§ **STATED TASK**
The lines from the top of the material below through the line containing "from matplotlib.ticker import FuncFormatter" are to be printed exactly, with pictures omitted.

§ **STORED DATA**
___

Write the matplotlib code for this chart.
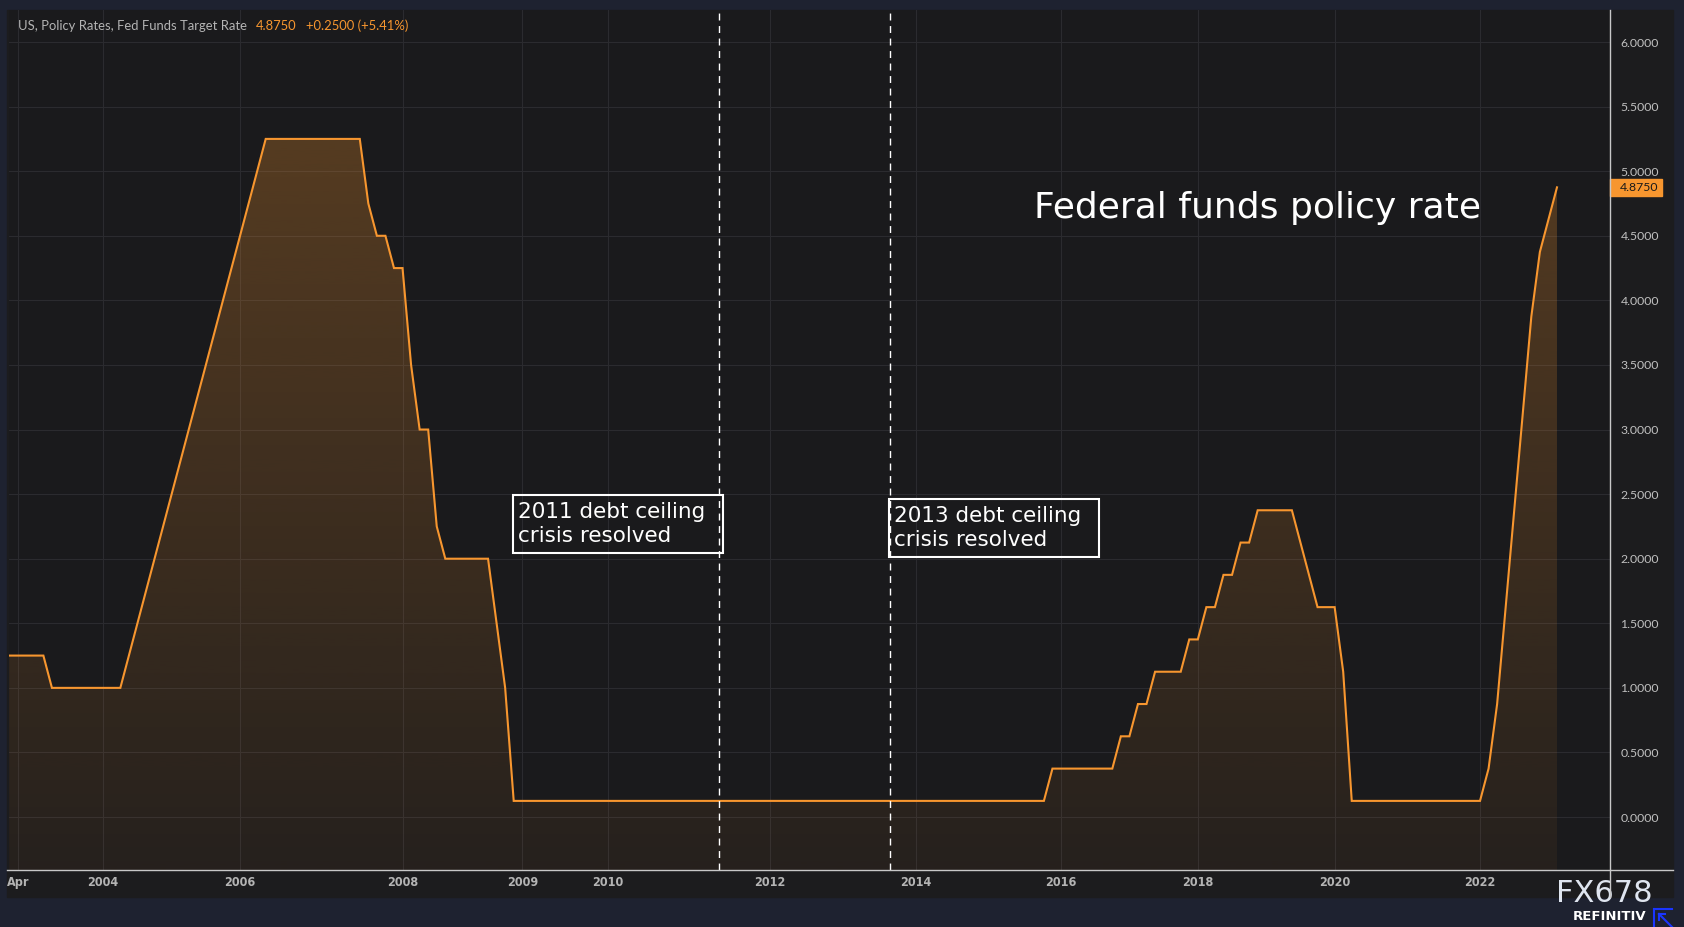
import numpy as np
import matplotlib
matplotlib.use('Agg')
import matplotlib.pyplot as plt
from matplotlib.lines import Line2D
from matplotlib.patches import Rectangle
from matplotlib.transforms import blended_transform_factory
from matplotlib.ticker import FuncFormatter

# Fed funds target rate, one value per observation bar, stored as runs:
# rate level and the number of consecutive bars at that level
rate_levels = [1.25, 1.0,
               1.25, 1.5, 1.75, 2.0, 2.25, 2.5, 2.75, 3.0,
               3.25, 3.5, 3.75, 4.0, 4.25, 4.5, 4.75, 5.0,
               5.25, 4.75, 4.5, 4.25, 3.5, 3.0, 2.25, 2.0, 1.5, 1.0,
               0.125, 0.375, 0.625, 0.875, 1.125, 1.375, 1.625, 1.875, 2.125, 2.375,
               2.125, 1.875, 1.625, 1.125, 0.125,
               0.375, 0.875, 1.625, 2.375, 3.125, 3.875, 4.375, 4.625, 4.875]
bars_at_level = [5, 9,
                 1, 1, 1, 1, 1, 1, 1, 1,
                 1, 1, 1, 1, 1, 1, 1, 1,
                 12, 1, 2, 2, 1, 2, 1, 6, 1, 1,
                 63, 8, 2, 2, 4, 2, 2, 2, 2, 5,
                 1, 1, 3, 1, 16,
                 1, 1, 1, 1, 1, 1, 1, 1, 1]

# first bar of each labelled period on the time axis
tick_bars = [1, 11, 27, 46, 60, 70, 89, 106, 123, 139, 155, 172]
tick_labels = ['Apr', '2004', '2006', '2008', '2009', '2010', '2012',
               '2014', '2016', '2018', '2020', '2022']

event_bars = [83, 103]
event_labels = ['2011 debt ceiling\ncrisis resolved', '2013 debt ceiling\ncrisis resolved']

y_ticks = [0.0, 0.5, 1.0, 1.5, 2.0, 2.5, 3.0, 3.5, 4.0, 4.5, 5.0, 5.5, 6.0]
series_name = 'US, Policy Rates, Fed Funds Target Rate'
chart_title = 'Federal funds policy rate'

rates = np.repeat(rate_levels, bars_at_level)
bars = np.arange(len(rates))
last = rates[-1]
change = rates[-1] - rates[-2]
pct = change / rates[-2] * 100

W, H = 1684, 927
ORANGE = '#f7962f'
GRID = '#2b2b2f'
AXLINE = '#c8c8c8'

plt.rcParams['font.family'] = ['Lato', 'DejaVu Sans']


def fx(px):
    return px / W


def fy(py):
    return 1 - py / H


fig = plt.figure(figsize=(W / 100, H / 100), dpi=100, facecolor='#1e2230')
fig.add_artist(Rectangle((fx(7), fy(897)), (1673 - 7) / W, (897 - 10) / H,
                         transform=fig.transFigure, color='#1c1c1e', zorder=0))

ax = fig.add_axes([fx(9), fy(870), (1610 - 9) / W, (870 - 10) / H])
ax.set_facecolor('#1a1a1c')
xlim = (-0.02, 187.2)
ylim = (-0.41, 6.248)

# area fill with vertical gradient, clipped to the area under the line
fill = ax.fill_between(bars, rates, ylim[0], facecolor='none', edgecolor='none')
grad_y = np.linspace(ylim[0], ylim[1], 256)
rgba = np.zeros((256, 1, 4))
rgba[..., :3] = matplotlib.colors.to_rgb(ORANGE)
rgba[:, 0, 3] = np.clip(0.072 + 0.0377 * grad_y, 0.04, 1)
img = ax.imshow(rgba, extent=(bars[0], bars[-1], ylim[0], ylim[1]), origin='lower',
                aspect='auto', interpolation='bilinear', zorder=1)
img.set_clip_path(fill.get_paths()[0], transform=ax.transData)

ax.plot(bars, rates, color=ORANGE, lw=1.5, zorder=3, solid_joinstyle='miter')

for b in event_bars:
    ax.axvline(b, color='white', lw=1.0, ls=(0, (5, 4)), zorder=4)

ax.set_xlim(*xlim)
ax.set_ylim(*ylim)

ax.set_xticks(tick_bars, tick_labels)
ax.set_yticks(y_ticks)
ax.yaxis.tick_right()
ax.yaxis.set_major_formatter(FuncFormatter(lambda v, p: f'{v:.4f}'))
ax.grid(True, color=GRID, lw=0.8)
ax.set_axisbelow(True)
ax.tick_params(axis='x', length=0, pad=4.5, labelsize=9, labelcolor='#b4b4b4')
ax.tick_params(axis='y', length=0, pad=7.5, labelsize=8.8, labelcolor='#c0c0c0')
for lbl in ax.get_xticklabels():
    lbl.set_fontfamily(['DejaVu Sans'])
    lbl.set_fontweight('bold')
    lbl.set_fontstretch('condensed')
for s in ax.spines.values():
    s.set_visible(False)

# axis lines spanning the whole panel
fig.add_artist(Line2D([fx(7), fx(1673)], [fy(870), fy(870)], color=AXLINE, lw=1.0,
                      transform=fig.transFigure, zorder=5))
fig.add_artist(Line2D([fx(1610), fx(1610)], [fy(10), fy(897)], color=AXLINE, lw=1.0,
                      transform=fig.transFigure, zorder=5))

# annotation boxes next to the event lines
box_left = [event_bars[0] - 24.1, event_bars[1] - 0.1]
box_top = [2.493, 2.462]
for left, top, text in zip(box_left, box_top, event_labels):
    ax.add_patch(Rectangle((left, top - 0.449), 24.6, 0.449, fill=False,
                           edgecolor='white', lw=1.5, zorder=5))
    for k, line in enumerate(text.split('\n')):
        ax.text(left + 0.6, top - 0.132 - k * 0.186, line, color='white',
                fontsize=15.5, family=['DejaVu Sans'], va='center', ha='left', zorder=6)

ax.text(119.9, 4.637, chart_title, color='white', fontsize=26,
        family=['DejaVu Sans'], va='baseline', ha='left', zorder=6)

# last value tag on the price scale
tr = blended_transform_factory(ax.transAxes, ax.transData)
ax.add_patch(Rectangle((1.0, last - 0.066), 52 / 1601, 0.132, transform=tr,
                       color=ORANGE, clip_on=False, zorder=6))
ax.text(1.0 + 10 / 1601, last, f'{last:.4f}', transform=tr, color='#1a1a1a',
        fontsize=8.8, va='center', ha='left', zorder=7, clip_on=False)

# header legend
t1 = fig.text(fx(18), fy(26), series_name, fontsize=9.4, color='#b4b4b4', va='center')
a2 = ax.annotate(f'{last:.4f}', xy=(1, 0.5), xycoords=t1, xytext=(6.5, 0),
                 textcoords='offset points', fontsize=9.4, color=ORANGE, va='center')
ax.annotate(f'{change:+.4f} ({pct:+.2f}%)', xy=(1, 0.5), xycoords=a2, xytext=(6.5, 0),
            textcoords='offset points', fontsize=9.4, color=ORANGE, va='center')

# branding
fig.text(fx(1556), fy(902), 'FX678', fontsize=22, color='#dfe5ef',
         family=['DejaVu Sans'], va='baseline', ha='left')
fig.text(fx(1573), fy(917), 'REFINITIV', fontsize=9.5, weight='bold', color='white',
         family=['DejaVu Sans'], va='center', ha='left')
BLUE = '#1a35ff'
for xs, ys in [([1654, 1654], [909, 927]), ([1654, 1672], [909, 909]),
               ([1659, 1672], [914, 927]), ([1659, 1659], [914, 920]),
               ([1659, 1665], [914, 914])]:
    fig.add_artist(Line2D([fx(v) for v in xs], [fy(v) for v in ys], color=BLUE, lw=1.5,
                          transform=fig.transFigure))

fig.savefig('out.png', dpi=100, facecolor=fig.get_facecolor())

___

§ **SOLUTION TO THIS PROBLEM**
Write the matplotlib code for this chart.
import numpy as np
import matplotlib
matplotlib.use('Agg')
import matplotlib.pyplot as plt
from matplotlib.lines import Line2D
from matplotlib.patches import Rectangle
from matplotlib.transforms import blended_transform_factory
from matplotlib.ticker import FuncFormatter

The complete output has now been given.